Keeping farmhouses safe
Since many farmers live where they work, a shelter, or multiple shelters should be identified for people to go to. In the case of a flood, the attic or highest place would be ideal, and in the case of a tornado a basement or secure closet with no windows. If there are multiple shelter areas, both should be stocked with supplies.
According to MidAtlantic Farm Credit, one gallon of water should be supplied for each person for each day the shelter will be in use.
Flashlights, batteries, medications and non-perishable foods should be kept, as well as heat sources like a radiator or blankets. Generators are also useful though they are expensive and require fuel sources.
The hundreds or thousands of birds or cattle require a bit more attention to be kept safe during storms. Though it can be difficult, moving the animals to a safer area away from the farm might be the best solutions.
Moving large animals such as cows should be done three days in advance of a storm, according to Tractor Supply Co. The animals will also require food and water for the trip, at least five gallons of water a day and 15 pounds of food per cow, or one pound of gallon and two pounds of food per sheep and pigs.

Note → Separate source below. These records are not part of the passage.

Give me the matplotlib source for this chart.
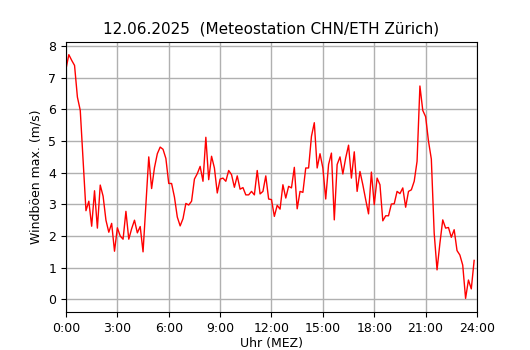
import matplotlib
matplotlib.use("Agg")
import matplotlib.pyplot as plt
import numpy as np

title = "12.06.2025  (Meteostation CHN/ETH Zürich)"
xlabel = "Uhr (MEZ)"
ylabel = "Windböen max. (m/s)"
tick_hours = [0, 3, 6, 9, 12, 15, 18, 21, 24]
tick_labels = ["0:00", "3:00", "6:00", "9:00", "12:00", "15:00", "18:00", "21:00", "24:00"]

# 10-minute values from 0:00 to 23:50
gusts = [
    7.28, 7.73, 7.55, 7.39, 6.39, 5.97, 4.40, 2.80, 3.10, 2.31, 3.43, 2.25,
    3.61, 3.26, 2.50, 2.12, 2.40, 1.52, 2.26, 2.00, 1.90, 2.78, 1.90, 2.23,
    2.50, 2.10, 2.30, 1.50, 3.00, 4.50, 3.50, 4.16, 4.60, 4.81, 4.74, 4.45,
    3.66, 3.66, 3.23, 2.60, 2.32, 2.55, 3.03, 2.98, 3.10, 3.80, 3.97, 4.20,
    3.73, 5.12, 3.78, 4.52, 4.15, 3.36, 3.80, 3.83, 3.73, 4.07, 3.94, 3.54,
    3.90, 3.48, 3.53, 3.30, 3.30, 3.41, 3.30, 4.07, 3.33, 3.41, 3.90, 3.17,
    3.15, 2.62, 2.97, 2.85, 3.62, 3.20, 3.57, 3.52, 4.17, 2.86, 3.41, 3.38,
    4.15, 4.15, 5.15, 5.58, 4.15, 4.60, 4.15, 3.17, 4.26, 4.62, 2.51, 4.26,
    4.50, 3.96, 4.47, 4.87, 3.83, 4.66, 3.41, 4.04, 3.62, 3.15, 2.70, 4.02,
    2.99, 3.83, 3.62, 2.48, 2.64, 2.64, 3.01, 3.02, 3.41, 3.34, 3.52, 2.91,
    3.41, 3.46, 3.73, 4.36, 6.74, 5.97, 5.77, 5.00, 4.43, 2.09, 0.93, 1.77,
    2.51, 2.25, 2.27, 1.96, 2.20, 1.54, 1.40, 1.08, 0.03, 0.61, 0.33, 1.23,
]
hours = np.arange(len(gusts)) / 6.0

fig = plt.figure(figsize=(5.3, 3.5), dpi=100)
ax = fig.add_axes([0.1245, 0.1086, 0.7755, 0.7714])
ax.plot(hours, gusts, color="red", linewidth=1.0)
ax.set_xlim(0, 24)
ax.set_ylim(-0.4, 8.13)
ax.set_xticks(tick_hours)
ax.set_xticklabels(tick_labels)
ax.set_yticks(range(0, 9))
ax.grid(True, color="#b0b0b0", linewidth=1.0)
ax.set_axisbelow(True)
ax.set_title(title, fontsize=11)
ax.set_xlabel(xlabel, fontsize=9, labelpad=2)
ax.set_ylabel(ylabel, fontsize=9)
ax.tick_params(labelsize=9)
fig.savefig("out.png", dpi=100)
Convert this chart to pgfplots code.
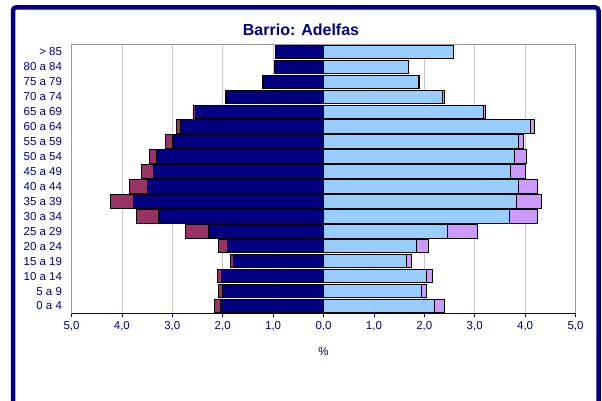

Not all storms can be predicted days in advance, but there are plenty of other ways to ensure the animals are safe even during natural disasters.
Most storms are not so severe that the winds are able to tear down walls, but even small cracks can provide openings for nervous chickens and turkeys to escape from.
If possible, farmers could make temporary housing in garages or places with thicker walls. Medicine, food, water and any other supplies should be stored in an area close to the animals.
Virginia Technical College suggests to mark or tag animals to make sure they can be easily returned if they run off the farm. The identifier should have the name of the farm and phone number.
Farmers should ensure that everything that can be secured down is secured down. Doors and flaps should be locked, and lose branches around the farm should be checked to make sure they cannot be easily knocked down and cause more damage.
Feed and pesticides should be stored in high, secure places to avoid being washed away in floods or being scattered around in the environment. Equipment and machinery should also be moved inside or away from trees which could knock over and damage them.
As farms tend to be located next to other farms, coordinating with other farmers about possible shared resources is a good thing to do before the storm, and that keeping phone numbers to veterinarians or county Extension services is always a good thing to keep on hand.